Russian Economy Heading To Recession - U.S.
Vladimir Putin

The Russian economy is in recession and is going back into being a closed economy due to the sanctions imposed by the United States and its allies over the invasion of Ukraine, a senior Treasury official said on Friday.

A Treasury official, speaking anonymously, informed reporters that Moscow is dealing with steep inflation, diminishing exports and shortages, despite the strength of the rouble against the dollar. According to the official, capital controls and foreign exchange curbs, not market forces, were to blame for the rebound.

An official said inflation of up to 6% over the past three weeks provides a better picture of the sanctions’ effects inside Russia, showing the rouble’s diminished purchasing power. He added that black market rouble exchange rates are well below international rates.

Several major Russian banks were cut off from the SWIFT international transaction network after Western democracies imposed initial sanctions immobilizing nearly half of the Russian central bank’s $630 billion in foreign exchange assets.

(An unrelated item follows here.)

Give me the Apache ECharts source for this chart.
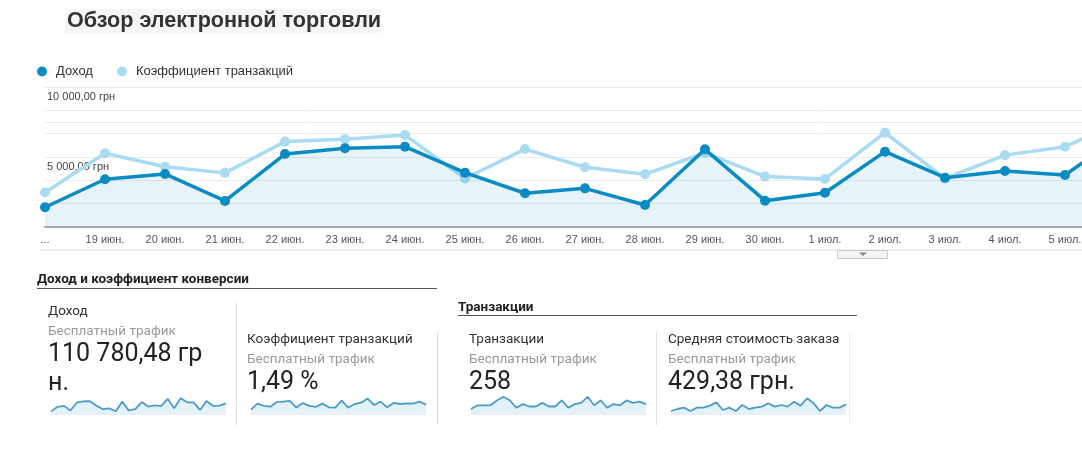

The rouble lost about half of its value against the dollar.

During early trading on Friday morning in Moscow, the ruble touched its highest level in five weeks before settling in a range of 83-84 to the dollar.

However, the Treasury official said that will not curb Russia’s economic contraction this year, which outside analysts now predict will be about 10% — much worse than the 2.7% contraction it suffered during 2020, the first year of the COVID-19 pandemic.

Read Also: The Sanctions By Countries On Russia Since Invading Ukraine

“The economic consequences Russia is facing are severe: high inflation that will only get higher, and deep recession that will only get deeper,” the official said.

U.S. export controls deny Russia access to critical technologies, as well as sanctions on banks and oligarchs tied to Russia’s President Vladimir Putin, have the cumulative effect of pushing Russia back towards its Cold War existence as a closed economy.

The official said that Russia, which is known for producing mostly commodities and raw materials, was not well-suited to produce consumer and technology goods.

“As a closed economy, Russia will only be able to consume what they produce, which will be a stark adjustment,” said the official.

Introducing this change will take time. Some goods and parts that Russia would normally purchase from Western firms could be replaced by goods and parts that China, India and other countries trade with Russia.

The United States, however, restricts Beijing’s access to semiconductors, software, and other technologies because its semiconductors are made with U.S. technology. Since all its semiconductors are made with U.S. technology, China will not be able to sell Moscow any of these chips.